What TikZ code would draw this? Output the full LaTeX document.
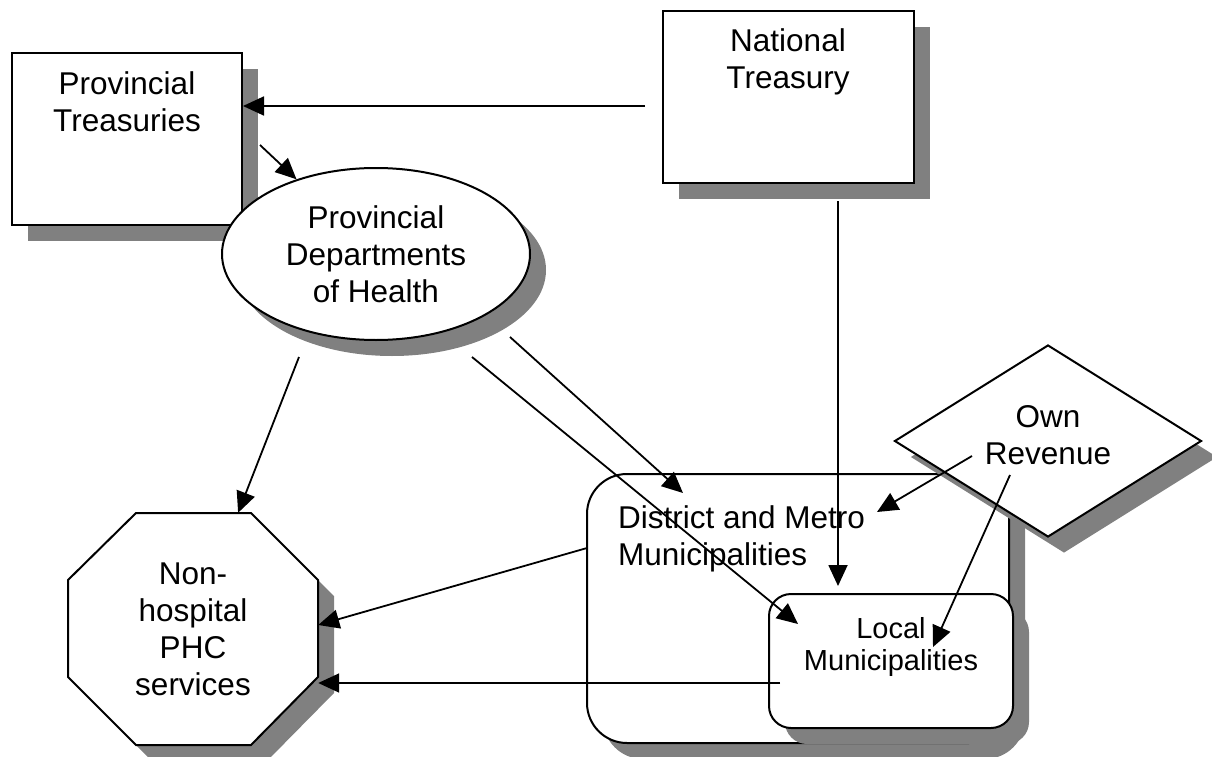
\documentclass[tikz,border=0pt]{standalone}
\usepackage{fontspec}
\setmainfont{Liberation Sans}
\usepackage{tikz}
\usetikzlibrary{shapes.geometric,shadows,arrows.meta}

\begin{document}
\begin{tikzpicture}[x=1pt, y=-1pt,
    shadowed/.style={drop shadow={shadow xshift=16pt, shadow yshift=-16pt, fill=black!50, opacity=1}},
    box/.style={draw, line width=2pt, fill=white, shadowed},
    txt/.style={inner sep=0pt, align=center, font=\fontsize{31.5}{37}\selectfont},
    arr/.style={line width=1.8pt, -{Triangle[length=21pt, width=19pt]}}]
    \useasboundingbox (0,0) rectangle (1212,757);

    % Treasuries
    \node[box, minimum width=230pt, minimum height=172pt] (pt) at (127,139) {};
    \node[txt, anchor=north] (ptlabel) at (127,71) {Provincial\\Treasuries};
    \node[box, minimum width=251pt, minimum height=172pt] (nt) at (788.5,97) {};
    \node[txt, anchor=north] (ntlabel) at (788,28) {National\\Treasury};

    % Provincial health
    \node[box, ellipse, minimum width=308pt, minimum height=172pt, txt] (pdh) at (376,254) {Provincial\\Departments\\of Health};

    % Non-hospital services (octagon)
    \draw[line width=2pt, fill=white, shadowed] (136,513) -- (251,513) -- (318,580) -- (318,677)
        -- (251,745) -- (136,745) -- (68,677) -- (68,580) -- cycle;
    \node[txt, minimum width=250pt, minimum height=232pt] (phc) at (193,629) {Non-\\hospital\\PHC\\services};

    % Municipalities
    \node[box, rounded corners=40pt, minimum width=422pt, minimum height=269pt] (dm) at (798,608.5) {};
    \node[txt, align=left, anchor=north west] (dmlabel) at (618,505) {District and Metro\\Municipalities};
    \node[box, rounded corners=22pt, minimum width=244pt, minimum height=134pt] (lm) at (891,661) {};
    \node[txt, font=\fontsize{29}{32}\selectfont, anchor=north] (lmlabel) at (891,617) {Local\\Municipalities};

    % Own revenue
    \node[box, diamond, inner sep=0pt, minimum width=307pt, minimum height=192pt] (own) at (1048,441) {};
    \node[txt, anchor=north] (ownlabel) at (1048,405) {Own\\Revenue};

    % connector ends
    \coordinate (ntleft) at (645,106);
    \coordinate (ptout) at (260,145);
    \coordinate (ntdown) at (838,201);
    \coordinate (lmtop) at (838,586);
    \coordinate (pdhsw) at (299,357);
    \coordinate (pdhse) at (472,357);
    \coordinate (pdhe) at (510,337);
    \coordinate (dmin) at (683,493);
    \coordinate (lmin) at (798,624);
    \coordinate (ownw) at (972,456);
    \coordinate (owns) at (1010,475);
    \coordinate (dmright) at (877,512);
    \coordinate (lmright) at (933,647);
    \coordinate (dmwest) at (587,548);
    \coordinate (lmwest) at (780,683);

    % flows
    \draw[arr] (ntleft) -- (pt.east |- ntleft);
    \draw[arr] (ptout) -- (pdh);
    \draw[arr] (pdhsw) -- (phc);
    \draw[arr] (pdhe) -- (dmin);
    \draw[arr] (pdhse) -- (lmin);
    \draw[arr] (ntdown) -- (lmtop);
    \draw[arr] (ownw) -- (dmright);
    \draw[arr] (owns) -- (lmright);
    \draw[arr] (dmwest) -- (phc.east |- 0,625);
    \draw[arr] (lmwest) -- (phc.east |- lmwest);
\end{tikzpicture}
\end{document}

Exercise prompt ::
Leave out the pictures, then repeat the listing above exactly from its first line to the line with "anchor=north] (lmlabel) at", inclusive.

Exercise response ::
What TikZ code would draw this? Output the full LaTeX document.
\documentclass[tikz,border=0pt]{standalone}
\usepackage{fontspec}
\setmainfont{Liberation Sans}
\usepackage{tikz}
\usetikzlibrary{shapes.geometric,shadows,arrows.meta}

\begin{document}
\begin{tikzpicture}[x=1pt, y=-1pt,
    shadowed/.style={drop shadow={shadow xshift=16pt, shadow yshift=-16pt, fill=black!50, opacity=1}},
    box/.style={draw, line width=2pt, fill=white, shadowed},
    txt/.style={inner sep=0pt, align=center, font=\fontsize{31.5}{37}\selectfont},
    arr/.style={line width=1.8pt, -{Triangle[length=21pt, width=19pt]}}]
    \useasboundingbox (0,0) rectangle (1212,757);

    % Treasuries
    \node[box, minimum width=230pt, minimum height=172pt] (pt) at (127,139) {};
    \node[txt, anchor=north] (ptlabel) at (127,71) {Provincial\\Treasuries};
    \node[box, minimum width=251pt, minimum height=172pt] (nt) at (788.5,97) {};
    \node[txt, anchor=north] (ntlabel) at (788,28) {National\\Treasury};

    % Provincial health
    \node[box, ellipse, minimum width=308pt, minimum height=172pt, txt] (pdh) at (376,254) {Provincial\\Departments\\of Health};

    % Non-hospital services (octagon)
    \draw[line width=2pt, fill=white, shadowed] (136,513) -- (251,513) -- (318,580) -- (318,677)
        -- (251,745) -- (136,745) -- (68,677) -- (68,580) -- cycle;
    \node[txt, minimum width=250pt, minimum height=232pt] (phc) at (193,629) {Non-\\hospital\\PHC\\services};

    % Municipalities
    \node[box, rounded corners=40pt, minimum width=422pt, minimum height=269pt] (dm) at (798,608.5) {};
    \node[txt, align=left, anchor=north west] (dmlabel) at (618,505) {District and Metro\\Municipalities};
    \node[box, rounded corners=22pt, minimum width=244pt, minimum height=134pt] (lm) at (891,661) {};
    \node[txt, font=\fontsize{29}{32}\selectfont, anchor=north] (lmlabel) at (891,617) {Local\\Municipalities};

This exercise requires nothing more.